+++ DATA ENTRIES +++

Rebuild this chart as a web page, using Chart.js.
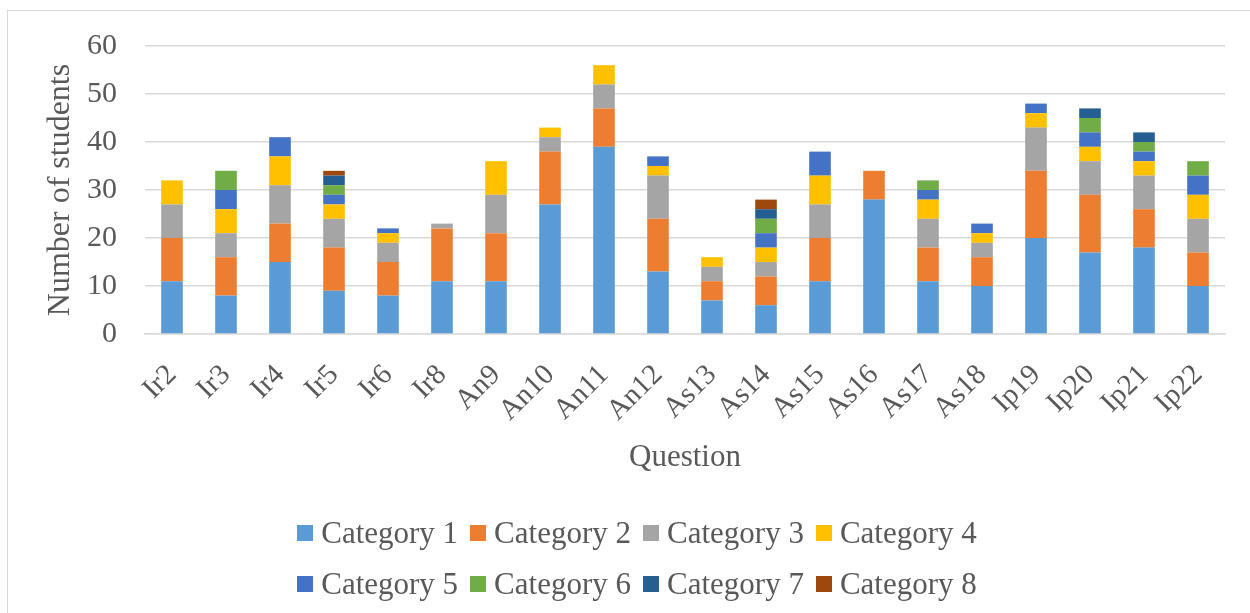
<!DOCTYPE html>
<html>
<head>
<meta charset="utf-8">
<script src="https://cdn.jsdelivr.net/npm/chart.js@4/dist/chart.umd.min.js"></script>
<style>
  html, body { margin: 0; padding: 0; background: #fff; overflow: hidden; }
  #wrap { position: relative; width: 1250px; height: 613px; overflow: hidden; }
  #frame { position: absolute; left: 7px; top: 10px; width: 1260px; height: 620px; border: 1px solid #d9d9d9; box-sizing: border-box; pointer-events: none; }
  #chart { position: absolute; left: 0; top: 0; }
  #legend { position: absolute; left: 0; top: 507px; width: 1250px; font-family: "Liberation Serif", "DejaVu Serif", serif; font-size: 31px; color: #595959; }
  .row { display: flex; justify-content: center; height: 51px; align-items: center; padding-left: 24px; box-sizing: border-box; width: 1250px; }
  .item { display: flex; align-items: center; margin: 0 6px; white-space: nowrap; }
  .box { width: 16px; height: 16px; margin-right: 8px; }
</style>
</head>
<body>
<div id="wrap">
  <canvas id="chart" width="1250" height="613"></canvas>
  <div id="frame"></div>
  <div id="legend"></div>
</div>
<script>
const categories = ['Ir2','Ir3','Ir4','Ir5','Ir6','Ir8','An9','An10','An11','An12','As13','As14','As15','As16','As17','As18','Ip19','Ip20','Ip21','Ip22'];
const seriesNames = ['Category 1','Category 2','Category 3','Category 4','Category 5','Category 6','Category 7','Category 8'];
const category1 = [11, 8,15, 9, 8,11,11,27,39,13, 7, 6,11,28,11,10,20,17,18,10];
const category2 = [ 9, 8, 8, 9, 7,11,10,11, 8,11, 4, 6, 9, 6, 7, 6,14,12, 8, 7];
const category3 = [ 7, 5, 8, 6, 4, 1, 8, 3, 5, 9, 3, 3, 7, 0, 6, 3, 9, 7, 7, 7];
const category4 = [ 5, 5, 6, 3, 2, 0, 7, 2, 4, 2, 2, 3, 6, 0, 4, 2, 3, 3, 3, 5];
const category5 = [ 0, 4, 4, 2, 1, 0, 0, 0, 0, 2, 0, 3, 5, 0, 2, 2, 2, 3, 2, 4];
const category6 = [ 0, 4, 0, 2, 0, 0, 0, 0, 0, 0, 0, 3, 0, 0, 2, 0, 0, 3, 2, 3];
const category7 = [ 0, 0, 0, 2, 0, 0, 0, 0, 0, 0, 0, 2, 0, 0, 0, 0, 0, 2, 2, 0];
const category8 = [ 0, 0, 0, 1, 0, 0, 0, 0, 0, 0, 0, 2, 0, 0, 0, 0, 0, 0, 0, 0];
const yTicks = [0, 10, 20, 30, 40, 50, 60];
const xTitle = 'Question';
const yTitle = 'Number of students';

const seriesValues = [category1, category2, category3, category4, category5, category6, category7, category8];
const colors = ['#5B9BD5','#ED7D31','#A5A5A5','#FFC000','#4472C4','#70AD47','#255E91','#9E480E'];
const serif = '"Liberation Serif", "DejaVu Serif", serif';
const textColor = '#595959';

const datasets = seriesValues.map((vals, i) => ({
  label: seriesNames[i],
  data: vals,
  backgroundColor: colors[i],
  borderWidth: 0,
  categoryPercentage: 1.0,
  barPercentage: 0.4
}));

new Chart(document.getElementById('chart'), {
  type: 'bar',
  data: { labels: categories, datasets },
  options: {
    responsive: false,
    animation: false,
    layout: { padding: { left: 0, right: 25, top: 41, bottom: 129 } },
    plugins: { legend: { display: false }, tooltip: { enabled: false } },
    scales: {
      x: {
        stacked: true,
        grid: { display: false, drawTicks: false },
        border: { display: true, color: '#d9d9d9', width: 1.5 },
        ticks: { color: textColor, font: { family: serif, size: 29 }, minRotation: 45, maxRotation: 45, padding: 24, autoSkip: false },
        title: { display: true, text: xTitle, color: textColor, font: { family: serif, size: 31 }, padding: { top: 0, bottom: 8 } },
        afterFit: (s) => { s.height = 150; }
      },
      y: {
        stacked: true,
        min: 0, max: 60,
        afterBuildTicks: (s) => { s.ticks = yTicks.map(v => ({ value: v })); },
        grid: { color: '#d9d9d9', lineWidth: 1.5, drawTicks: false },
        border: { display: false },
        ticks: { color: textColor, font: { family: serif, size: 30 }, padding: 28 },
        title: { display: true, text: yTitle, color: textColor, font: { family: serif, size: 32 }, padding: { top: 41, bottom: 0 } },
        afterFit: (s) => { s.width = 145; }
      }
    }
  }
});

// legend (two rows of four, as in the reference)
const legend = document.getElementById('legend');
for (let r = 0; r < 2; r++) {
  const row = document.createElement('div');
  row.className = 'row';
  for (let c = 0; c < 4; c++) {
    const i = r * 4 + c;
    const item = document.createElement('div');
    item.className = 'item';
    const box = document.createElement('span');
    box.className = 'box';
    box.style.background = colors[i];
    const txt = document.createElement('span');
    txt.textContent = seriesNames[i];
    item.appendChild(box);
    item.appendChild(txt);
    row.appendChild(item);
  }
  legend.appendChild(row);
}
</script>
</body>
</html>
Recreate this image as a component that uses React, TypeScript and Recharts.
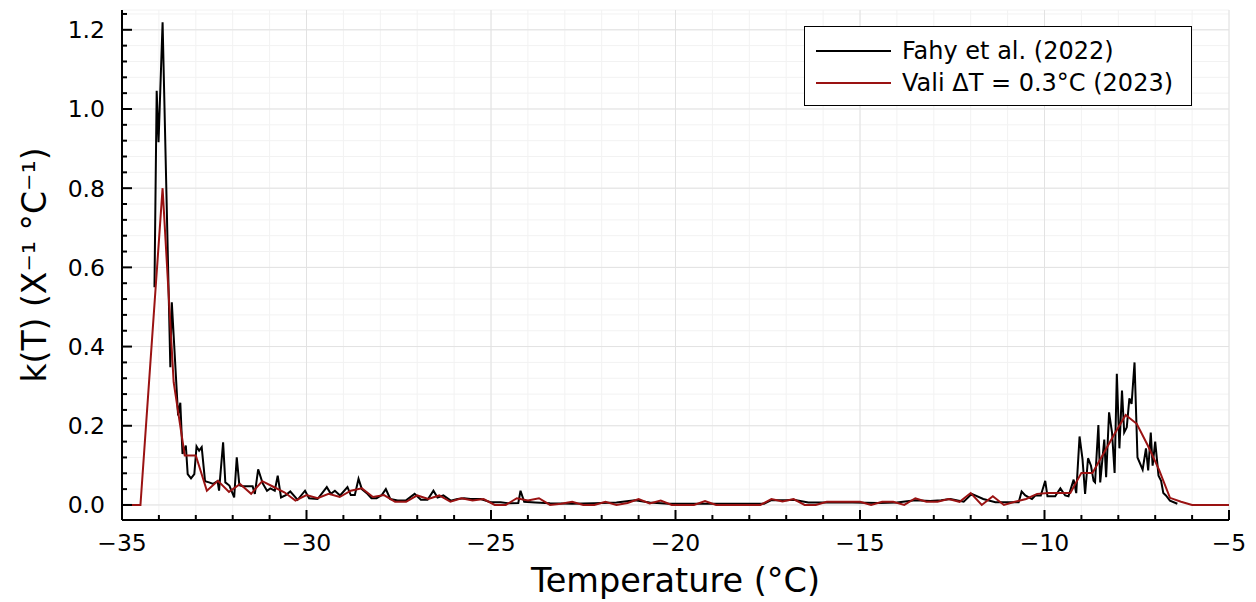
import React from 'react'
import {
  LineChart, Line, XAxis, YAxis, CartesianGrid, ReferenceLine, Legend,
} from 'recharts'

// ── data read off the figure ─────────────────────────────────────────

// Fahy et al. (2022): [temperature °C, k(T)]
const FAHY: [number, number][] = [
  [-34.12, 0.55], [-34.06, 1.046], [-34.01, 0.916], [-33.9, 1.219], [-33.69, 0.348],
  [-33.65, 0.512], [-33.48, 0.226], [-33.42, 0.258], [-33.36, 0.129], [-33.27, 0.15],
  [-33.22, 0.078], [-33.13, 0.067], [-33.04, 0.078], [-32.98, 0.148], [-32.91, 0.137],
  [-32.84, 0.146], [-32.75, 0.06], [-32.64, 0.057], [-32.53, 0.053], [-32.41, 0.06],
  [-32.37, 0.036], [-32.26, 0.158], [-32.2, 0.057], [-32.09, 0.049], [-31.96, 0.019],
  [-31.89, 0.12], [-31.82, 0.05], [-31.73, 0.047], [-31.6, 0.047], [-31.46, 0.047],
  [-31.4, 0.028], [-31.31, 0.09], [-31.19, 0.055], [-31.07, 0.036], [-30.98, 0.042],
  [-30.86, 0.036], [-30.78, 0.074], [-30.69, 0.019], [-30.56, 0.025], [-30.44, 0.034],
  [-30.24, 0.013], [-30.04, 0.036], [-29.93, 0.017], [-29.7, 0.015], [-29.45, 0.045],
  [-29.34, 0.028], [-29.23, 0.036], [-29.09, 0.024], [-28.89, 0.045], [-28.8, 0.025],
  [-28.69, 0.025], [-28.59, 0.066], [-28.5, 0.04], [-28.35, 0.028], [-28.24, 0.017],
  [-28.1, 0.017], [-27.96, 0.025], [-27.85, 0.04], [-27.73, 0.015], [-27.53, 0.011],
  [-27.31, 0.011], [-27.07, 0.028], [-26.9, 0.013], [-26.72, 0.013], [-26.56, 0.036],
  [-26.45, 0.019], [-26.29, 0.024], [-26.09, 0.011], [-25.91, 0.015], [-25.73, 0.017],
  [-25.55, 0.015], [-25.28, 0.015], [-25.01, 0.007], [-24.74, 0.007], [-24.5, 0.004],
  [-24.26, 0.005], [-24.2, 0.036], [-24.1, 0.008], [-23.8, 0.006], [-23.4, 0.004],
  [-22.8, 0.003], [-22.2, 0.004], [-21.6, 0.006], [-21.1, 0.012], [-20.7, 0.006],
  [-20.2, 0.003], [-19.6, 0.003], [-18.9, 0.003], [-18.2, 0.003], [-17.6, 0.003],
  [-17.4, 0.012], [-17.0, 0.012], [-16.8, 0.013], [-16.4, 0.006], [-15.9, 0.006],
  [-15.2, 0.006], [-14.5, 0.005], [-14.0, 0.006], [-13.5, 0.012], [-13.1, 0.01],
  [-12.8, 0.012], [-12.55, 0.015], [-12.19, 0.008], [-11.97, 0.028], [-11.66, 0.015],
  [-11.33, 0.007], [-10.7, 0.007], [-10.62, 0.034], [-10.52, 0.024], [-10.34, 0.015],
  [-10.25, 0.024], [-10.1, 0.024], [-9.98, 0.061], [-9.92, 0.022], [-9.71, 0.022],
  [-9.57, 0.042], [-9.44, 0.024], [-9.35, 0.022], [-9.21, 0.064], [-9.14, 0.03],
  [-9.05, 0.173], [-8.97, 0.116], [-8.9, 0.028], [-8.82, 0.118], [-8.74, 0.099],
  [-8.67, 0.061], [-8.63, 0.057], [-8.54, 0.202], [-8.49, 0.057], [-8.38, 0.165],
  [-8.33, 0.07], [-8.25, 0.234], [-8.17, 0.183], [-8.1, 0.081], [-8.04, 0.331],
  [-7.97, 0.143], [-7.9, 0.289], [-7.84, 0.183], [-7.77, 0.196], [-7.7, 0.269],
  [-7.64, 0.255], [-7.56, 0.36], [-7.48, 0.12], [-7.34, 0.089], [-7.25, 0.143],
  [-7.19, 0.087], [-7.12, 0.183], [-7.07, 0.099], [-7.0, 0.16], [-6.91, 0.074],
  [-6.84, 0.061], [-6.78, 0.03], [-6.71, 0.024], [-6.6, 0.011], [-6.4, 0.003],
]

// Vali ΔT = 0.3°C (2023): bins of 0.3 °C starting at -35.1
const VALI_START = -35.1
const VALI_STEP = 0.3
const VALI_K = [
  0, 0, 0, 0.40, 0.80, 0.31, 0.125, 0.125, 0.036, 0.061,
  0.033, 0.053, 0.028, 0.060, 0.046, 0.032, 0.011, 0.025, 0.017, 0.028,
  0.020, 0.036, 0.042, 0.020, 0.025, 0.008, 0.008, 0.024, 0.015, 0.024,
  0.008, 0.017, 0.011, 0.015, 0, 0, 0.017, 0.011, 0.017, 0,
  0.003, 0.008, 0, 0, 0.008, 0, 0.005, 0.015, 0.004, 0.011,
  0, 0, 0, 0.010, 0, 0, 0, 0, 0, 0.015,
  0.009, 0.015, 0, 0, 0.008, 0.008, 0.008, 0.008, 0, 0.008,
  0.008, 0, 0.017, 0.008, 0.008, 0.015, 0.008, 0.030, 0, 0.022,
  0, 0.008, 0.015, 0.028, 0.030, 0.030, 0.030, 0.081, 0.081, 0.130,
  0.180, 0.227, 0.205, 0.150, 0.090, 0.018, 0.008, 0, 0, 0,
  0, 0,
]

const X_MAJOR = [-35, -30, -25, -20, -15, -10, -5]
const X_TICKS = Array.from({ length: 31 }, (_, i) => -35 + i)
const Y_MAJOR = [0, 0.2, 0.4, 0.6, 0.8, 1.0, 1.2]
const Y_TICKS = Array.from({ length: 32 }, (_, i) => +(i * 0.04).toFixed(2))

const fahyData = FAHY.map(([t, k]) => ({ t, k }))
const valiData = VALI_K.map((k, i) => ({ t: +(VALI_START + i * VALI_STEP).toFixed(1), k }))

const FONT = "'DejaVu Sans', sans-serif"
const RED = '#9a1212'
const X_MARGIN = 14
const Y_MARGIN = 17

const fmtX = (v: number) => (v < 0 ? '\u2212' + Math.abs(v) : String(v))

// ticks point into the plot, labels only on majors
function XTick(props: any) {
  const { x, y, payload } = props
  const v = payload.value
  const major = X_MAJOR.includes(v)
  const axisY = y - X_MARGIN
  return (
    <g>
      <line x1={x} x2={x} y1={axisY} y2={axisY - (major ? 10 : 5)} stroke="#000" strokeWidth={2} />
      {major && (
        <text x={x} y={y} dy="0.72em" textAnchor="middle" fontFamily={FONT} fontSize={23.5} fill="#000">
          {fmtX(v)}
        </text>
      )}
    </g>
  )
}

function YTick(props: any) {
  const { x, y, payload } = props
  const v = payload.value
  const major = Y_MAJOR.some(m => Math.abs(m - v) < 1e-6)
  const axisX = x + Y_MARGIN
  return (
    <g>
      <line x1={axisX} x2={axisX + (major ? 10 : 5)} y1={y} y2={y} stroke="#000" strokeWidth={2} />
      {major && (
        <text x={x} y={y} dy="0.36em" textAnchor="end" fontFamily={FONT} fontSize={23.5} fill="#000">
          {v.toFixed(1)}
        </text>
      )}
    </g>
  )
}

function XLabel({ viewBox }: any) {
  const cx = viewBox.x + viewBox.width / 2
  const cy = viewBox.y + 60
  return (
    <text x={cx} y={cy} dy="0.35em" textAnchor="middle" fontFamily={FONT} fontSize={33.5} fill="#000">
      Temperature (°C)
    </text>
  )
}

function YLabel({ viewBox }: any) {
  const cx = 34
  const cy = viewBox.y + viewBox.height / 2
  return (
    <text x={cx} y={cy} dy="0.35em" textAnchor="middle" fontFamily={FONT} fontSize={33} fill="#000"
      transform={`rotate(-90 ${cx} ${cy})`}>
      k(T) (X⁻¹ °C⁻¹)
    </text>
  )
}

function LegendBox() {
  const rows = [
    { label: 'Fahy et al. (2022)', color: '#000' },
    { label: 'Vali ΔT = 0.3°C (2023)', color: RED },
  ]
  return (
    <div style={{
      border: '1.5px solid #000', background: '#fff', width: 388, height: 80,
      boxSizing: 'border-box', padding: '8px 0 0 11px', fontFamily: FONT,
    }}>
      {rows.map(r => (
        <div key={r.label} style={{ display: 'flex', alignItems: 'center', height: 32 }}>
          <svg width={75} height={4} style={{ marginRight: 11 }}>
            <line x1={0} x2={75} y1={2} y2={2} stroke={r.color} strokeWidth={2} />
          </svg>
          <span style={{ fontSize: 24, color: '#000', whiteSpace: 'nowrap' }}>{r.label}</span>
        </div>
      ))}
    </div>
  )
}

export default function App() {
  return (
    <div style={{ position: 'absolute', left: 0, top: 0, background: '#fff' }}>
      <LineChart width={1256} height={602} margin={{ top: 10, right: 27, bottom: 0, left: 0 }}>
        <CartesianGrid stroke="#f2f2f2" strokeWidth={1} />
        {X_MAJOR.map(v => (
          <ReferenceLine key={'vx' + v} x={v} stroke="#e2e2e2" strokeWidth={1} />
        ))}
        {Y_MAJOR.map(v => (
          <ReferenceLine key={'hy' + v} y={v} stroke="#e2e2e2" strokeWidth={1} />
        ))}
        <XAxis
          dataKey="t"
          type="number"
          domain={[-35, -5]}
          ticks={X_TICKS}
          interval={0}
          allowDataOverflow
          height={82}
          tickSize={0}
          tickMargin={X_MARGIN}
          tick={<XTick />}
          axisLine={{ stroke: '#000', strokeWidth: 2 }}
          label={<XLabel />}
        />
        <XAxis
          xAxisId="top"
          orientation="top"
          type="number"
          domain={[-35, -5]}
          height={0}
          tick={false}
          tickLine={false}
          axisLine={{ stroke: '#000', strokeWidth: 2 }}
        />
        <YAxis
          type="number"
          domain={[-0.038, 1.25]}
          ticks={Y_TICKS}
          interval={0}
          allowDataOverflow
          width={122}
          tickSize={0}
          tickMargin={Y_MARGIN}
          tick={<YTick />}
          axisLine={{ stroke: '#000', strokeWidth: 2 }}
          label={<YLabel />}
        />
        <YAxis
          yAxisId="right"
          orientation="right"
          type="number"
          domain={[-0.038, 1.25]}
          width={0}
          tick={false}
          tickLine={false}
          axisLine={{ stroke: '#000', strokeWidth: 2 }}
        />
        <Line
          data={fahyData}
          dataKey="k"
          name="Fahy et al. (2022)"
          type="linear"
          stroke="#000"
          strokeWidth={2}
          dot={false}
          isAnimationActive={false}
        />
        <Line
          data={valiData}
          dataKey="k"
          name="Vali ΔT = 0.3°C (2023)"
          type="linear"
          stroke={RED}
          strokeWidth={2}
          dot={false}
          isAnimationActive={false}
        />
        <Legend
          layout="vertical"
          align="center"
          verticalAlign="middle"
          content={<LegendBox />}
          wrapperStyle={{ left: 804, top: 26, width: 'auto', height: 'auto' }}
        />
      </LineChart>
    </div>
  )
}
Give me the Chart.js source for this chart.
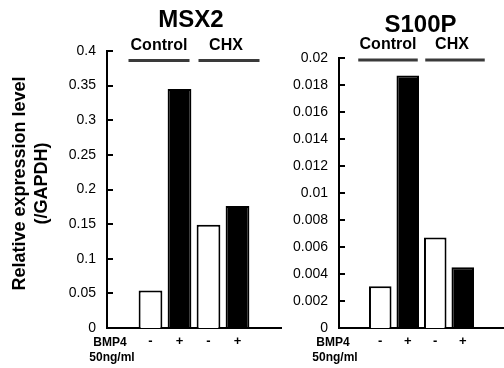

+++

TO DO
Skip all pictures. Output only the lines from the one containing "Recreate this image" to the one containing "the figure ─────────────────────────────────────────", both lines included.

TASK RESULT
Recreate this image as a component that uses React, TypeScript and Recharts.
import React from 'react'
import {
  LineChart, Line, XAxis, YAxis, CartesianGrid, ReferenceLine, Legend,
} from 'recharts'

// ── data read off the figure ─────────────────────────────────────────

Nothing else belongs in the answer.